2. Orang yang dalam kondisi sangat darurat, seperti berada di dalam hutan, kemudian berhadapan dengan segerombolan macan. Dalam kondisi seperti itu, dia boleh berdoa memiliki kekuatan luar biasa hingga mampu melawan gerombolan macan. Atau, minta diselamatkan dengan menghilang. Soal dikabulkan atau tidak, itu hal lain.
Ibnu Taymiah, dalam _Majmû’ al-Fatâwâ_, menyatakan, “Kurang ajar dalam berdoa adalah seperti orang meminta tetap hidup abadi sampai hari kiamat; meminta pertolongan untuk melakukan maksiat (contoh: berdoa agar bisa korupsi tapi selamat, tidak tertangkap pihak yang berwenang, dll); meminta agar dirinya bisa hidup tanpa makan dan minum; meminta agar bisa melihat hal-hal gaib (seperti surga dan neraka); meminta agar dirinya menjadi orang yang tidak pernah salah dan berdosa (ma’shûm); minta punya anak tanpa berhubungan badan. Doa-doa seperti ini merupakan sikap kurang ajar terhadap Allah. Allah tidak suka doa seperti itu dan Allah tidak suka pada orang yang berdoa seperti itu.” (15/22).
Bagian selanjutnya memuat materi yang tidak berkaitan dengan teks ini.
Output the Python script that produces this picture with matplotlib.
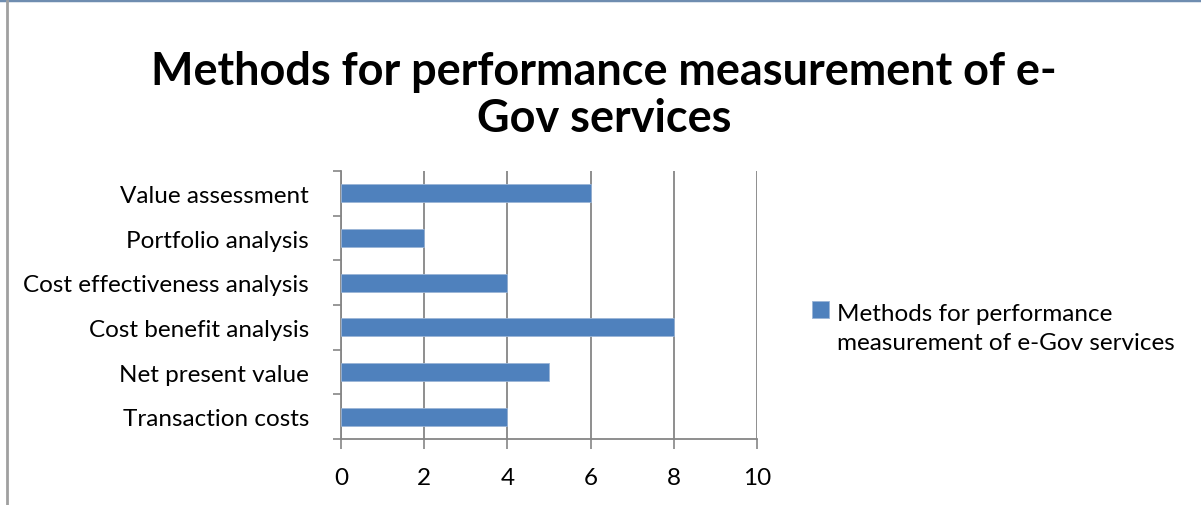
import matplotlib.pyplot as plt
from matplotlib.lines import Line2D
import numpy as np

plt.rcParams['font.family'] = ['Lato', 'DejaVu Sans']

methods = ['Transaction costs', 'Net present value', 'Cost benefit analysis',
           'Cost effectiveness analysis', 'Portfolio analysis', 'Value assessment']
counts = [4, 5, 8, 4, 2, 6]
xticks = [0, 2, 4, 6, 8, 10]
series_name = 'Methods for performance\nmeasurement of e-Gov services'
title = 'Methods for performance measurement of e-\nGov services'

bar_color = '#4F81BD'
grid_color = '#868686'
label_size = 17.5

fig = plt.figure(figsize=(12.01, 5.06), dpi=100)
ax = fig.add_axes([0.2839, 0.1304, 0.3464, 0.5296])

y = np.arange(len(methods))
ax.barh(y, counts, height=0.4, color=bar_color, edgecolor='#9bb5d6',
        linewidth=0.6, zorder=3, label=series_name)

ax.set_xlim(0, 10)
ax.set_ylim(-0.5, len(methods) - 0.5)
ax.set_xticks(xticks)
ax.set_xticklabels([str(t) for t in xticks])
ax.set_yticks(y)
ax.set_yticklabels(methods)
ax.set_yticks(np.arange(-0.5, len(methods)), minor=True)

ax.tick_params(axis='y', which='major', length=0, pad=23, labelsize=label_size)
ax.tick_params(axis='y', which='minor', length=6, width=1.2, color=grid_color,
               direction='out')
ax.tick_params(axis='x', length=7, width=1.2, color=grid_color, direction='out',
               pad=13, labelsize=label_size)

ax.grid(axis='x', color=grid_color, linewidth=1.3, zorder=0)
for side in ['top', 'right']:
    ax.spines[side].set_visible(False)
for side in ['left', 'bottom']:
    ax.spines[side].set_color(grid_color)
    ax.spines[side].set_linewidth(1.3)

fig.text(0.503, 0.812, title, ha='center', va='center', fontsize=32.4,
         fontweight='bold', linespacing=1.14)

leg = ax.legend(loc='center left', bbox_to_anchor=(1.11, 0.415), frameon=False,
                fontsize=label_size, handlelength=0.66, handleheight=0.66,
                handletextpad=0.33, borderaxespad=0, labelspacing=0)
for t in leg.get_texts():
    t.set_linespacing(1.45)
# lift the legend swatch up to the first line of its label
swatch = leg.legend_handles[0]
swatch.set_y(swatch.get_y() + label_size * 0.75)

# frame edges of the chart area
fig.add_artist(Line2D([0, 1], [0.998, 0.998], color='#6f8db0', linewidth=2.5,
                      transform=fig.transFigure))
fig.add_artist(Line2D([0.0058, 0.0058], [0, 0.996], color='#a0a0a0',
                      linewidth=2, transform=fig.transFigure))

fig.savefig('out.png', dpi=100)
Alaudin Al-Hashkafi al-Hanafi, dalam kitab _ad-Durr al-Mukhtar_ (hal. 73), menyatakan, “Haram hukumnya orang berdoa agar dirinya selalu sehat sepanjang umurnya; berdoa agar bisa mendapatkan makanan yang diturunkan dari langit.”
Dalam kitab _Hâsyiah ad-Durr al-Mukhtâr_ (1/522), Ibnu Abidin mengutip pendapat beberapa ulama yang menyatakan haram berdoa untuk terjadinya hal-hal yang mustahil, kecuali doa itu dipanjatkan oleh nabi atau wali.
Dalam kitab _Al-Furûq_, Abul Abbas Ahmad ibn Idris Ash-Shonhaji Al-Qurafi Al-Maliki, menyatakan, “Haram hukumnya berdoa agar hal-hal mustahil bisa terjadi, kecuali bagi para nabi, karena mereka memiliki hak untuk meminta hal-hal yang luar biasa (khâriqul ‘âdah), seperti meminta makanan turun dari langit dan unta keluar dari batu. Begitu pula halnya dengan wali. Dia boleh berdoa untuk terjadinya hal-hal yang luar bisa. Bagi para nabi dan para wali, berdoa seperti itu bukan merupakan kekurangan-ajaran terhadap Allah.” (4/268).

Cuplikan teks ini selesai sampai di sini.